Yes! And that’s why you should avoid cross platform frameworks, because they just do not provide ready to use components, especially React Native
React Native Engineer here, I agree. I never really realized how simple it was to Development an app in Swift.
@@mjohnson510 Can't we expect React Native to deliver a native appearance and experience by default?
@@lahirudx RN provides you with only basic components like text / view and button, and all of them are without any style, so you as developer have to do it by yourself
What are the steps to create a profitable app? I'm looking for advice on how to build an app that can generate real revenue. Thanks in Advance Sean.
Looks like you discovered my podcast that's all about this topic :)
I like to make custom design but with original SwiftUI elements.
Well said Sean. The KISS principle is the way to go.
👍
This gives me a right direction Sean, much appreciated. Love from 🇮🇳
Happy to help, Arjun 👍
thanks Allen
Happy to help.
One of best ideas ever!
Glad you liked it, Patrick!
Have you just issued content which was already on your channel?..
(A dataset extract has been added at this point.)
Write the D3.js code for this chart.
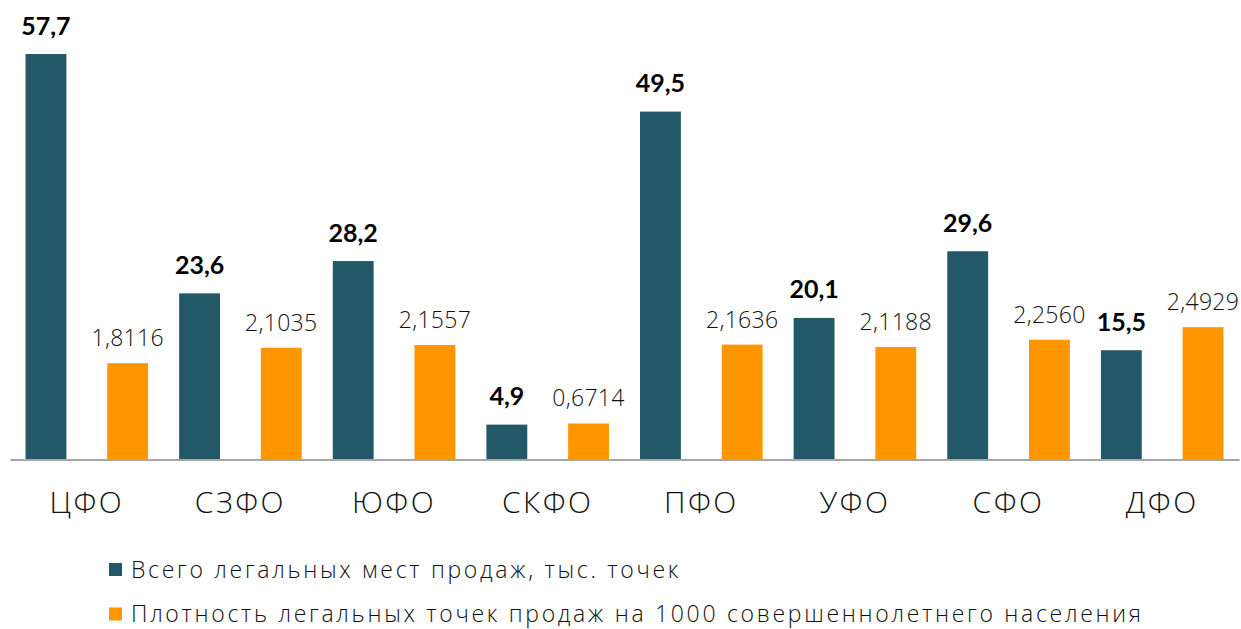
<!DOCTYPE html>
<html>
<head>
<meta charset="utf-8">
<script src="https://cdn.jsdelivr.net/npm/d3@7"></script>
<style>
	body { margin: 0; background: #fff; }
	svg { display: block; }
	.cat-label { font-family: "Open Sans", sans-serif; font-weight: 300; font-size: 30px; fill: #111; letter-spacing: 2.5px; }
	.total-label { font-family: Lato, sans-serif; font-weight: 700; font-size: 25px; fill: #000; }
	.density-label { font-family: "Open Sans", sans-serif; font-weight: 300; font-size: 23px; fill: #111; letter-spacing: 0.3px; }
	.legend-text { font-family: "Open Sans", sans-serif; font-weight: 300; font-size: 23px; fill: #111; letter-spacing: 2.7px; }
</style>
</head>
<body>
<div id="graphic"></div>
<script>
// chart data
const districts = ['ЦФО', 'СЗФО', 'ЮФО', 'СКФО', 'ПФО', 'УФО', 'СФО', 'ДФО'];
const totalPoints = [57.7, 23.6, 28.2, 4.9, 49.5, 20.1, 29.6, 15.5];
const densityPoints = [1.8116, 2.1035, 2.1557, 0.6714, 2.1636, 2.1188, 2.2560, 2.4929];
const totalLabels = ['57,7', '23,6', '28,2', '4,9', '49,5', '20,1', '29,6', '15,5'];
const densityLabels = ['1,8116', '2,1035', '2,1557', '0,6714', '2,1636', '2,1188', '2,2560', '2,4929'];
const seriesNames = [
	'Всего легальных мест продаж, тыс. точек',
	'Плотность легальных точек продаж на 1000 совершеннолетнего населения'
];

const colours = ['#225867', '#ff9600'];

const width = 1241;
const height = 629;
const margin = { left: 10, right: 2 };
const baseline = 459;

const graphic_data = districts.map((d, i) => ({
	district: d,
	total: totalPoints[i],
	density: densityPoints[i],
	totalLabel: totalLabels[i],
	densityLabel: densityLabels[i]
}));

const svg = d3.select('#graphic')
	.append('svg')
	.attr('width', width)
	.attr('height', height);

// scales
const x = d3.scaleBand()
	.domain(districts)
	.range([margin.left, width - margin.right]);

const xSub = d3.scaleBand()
	.domain(['total', 'density'])
	.range([0, x.bandwidth()])
	.paddingInner(0.5)
	.paddingOuter(0.19);

// two separate value axes (hidden), as in the original
const yTotal = d3.scaleLinear().domain([0, 65.4]).range([baseline, 0]);
const yDensity = d3.scaleLinear().domain([0, 8.68]).range([baseline, 0]);

const groups = svg.append('g')
	.selectAll('g')
	.data(graphic_data)
	.join('g')
	.attr('transform', d => 'translate(' + x(d.district) + ',0)');

// bars
groups.append('rect')
	.attr('x', xSub('total'))
	.attr('y', d => yTotal(d.total))
	.attr('width', xSub.bandwidth())
	.attr('height', d => baseline - yTotal(d.total))
	.attr('fill', colours[0]);

groups.append('rect')
	.attr('x', xSub('density'))
	.attr('y', d => yDensity(d.density))
	.attr('width', xSub.bandwidth())
	.attr('height', d => baseline - yDensity(d.density))
	.attr('fill', colours[1]);

// value labels
groups.append('text')
	.attr('class', 'total-label')
	.attr('x', xSub('total') + xSub.bandwidth() / 2)
	.attr('y', d => yTotal(d.total) - 19.5)
	.attr('text-anchor', 'middle')
	.text(d => d.totalLabel);

groups.append('text')
	.attr('class', 'density-label')
	.attr('x', xSub('density') + xSub.bandwidth() / 2)
	.attr('y', d => yDensity(d.density) - 17)
	.attr('text-anchor', 'middle')
	.text(d => d.densityLabel);

// x axis
const xAxis = svg.append('g')
	.attr('transform', 'translate(0,' + (baseline + 0.5) + ')')
	.call(d3.axisBottom(x).tickSize(0).tickPadding(0));

xAxis.select('.domain')
	.attr('stroke', '#a6a6a6')
	.attr('stroke-width', 2);

xAxis.selectAll('text')
	.attr('class', 'cat-label')
	.attr('y', 53.5)
	.attr('dy', null)
	.attr('font-size', null)
	.attr('font-family', null)
	.attr('fill', null);

// legend
const legend = svg.append('g')
	.attr('transform', 'translate(109,0)');

const legendItem = legend.selectAll('g')
	.data(seriesNames)
	.join('g')
	.attr('transform', (d, i) => 'translate(0,' + (563 + i * 44.5) + ')');

legendItem.append('rect')
	.attr('width', 13)
	.attr('height', 13)
	.attr('fill', (d, i) => colours[i]);

legendItem.append('text')
	.attr('class', 'legend-text')
	.attr('x', 22)
	.attr('y', 14.5)
	.text(d => d);
</script>
</body>
</html>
This is a short clip from my long-form podcast. I release a couple clips from each episode because a lot of people don't have time to sit through the full episode (42 minutes). It also helps with discoverability as new viewers discover my podcast by these clips popping up on their feeds.
Every app must not look the same, otherwise there will be no innovation in app designs and interactions. Let indie dev cook!
There's certainly a time and place for it. But if you're a solo dev and you're trying to earn serious revenue from your app (it's not just a hobby project), then it's most likely not the best use of your time.
Thanks Apple for SwiftUI!
It's awesome...
Techlead said you should remember that social medias are the new app stores
100%
exactly my views
Bars!
Glad you think so!
Sean Allen the custom font h8er. Jk, nice video though
🤣 It's just not worth the effort (most of the time)
Quite honest video
I do my best :)
💯agreed
🫵🏻 You know Steve Jobs would’ve said be creative lol
Steve Jobs wasn't an indie dev tho. This advice is for those one-person shops trying to get a product off the ground. The advice is different if you have a team and resources.
I read as INDIA Developers
😂
Professional and indie dev here, I work for Bayer Pharmaceuticals and started designing an app from the ground up for them. This exact approach is how I made a well designed and super scalable application in no time. This keeps overhead so much lower, more time to focus on actually making the app better.
I did, however, recently have to make my own custom alert against my best judgement due to management but the rest is built in! Lol
We indians earn in rupees, but mostly courses are available in $.
Wants to purchase courses but its hard to invest on courses
I offer discounts for countries who's currencies are struggling vs. the dollar. Reach out to me via email or Twitter DM and we'll work something out.
@@seanallen Perhaps you could do PPP adjusted pricing based on their country?
@@flow5718
I think the right way to go about it is to contact Sean directly and let him sort something out on an individual basis.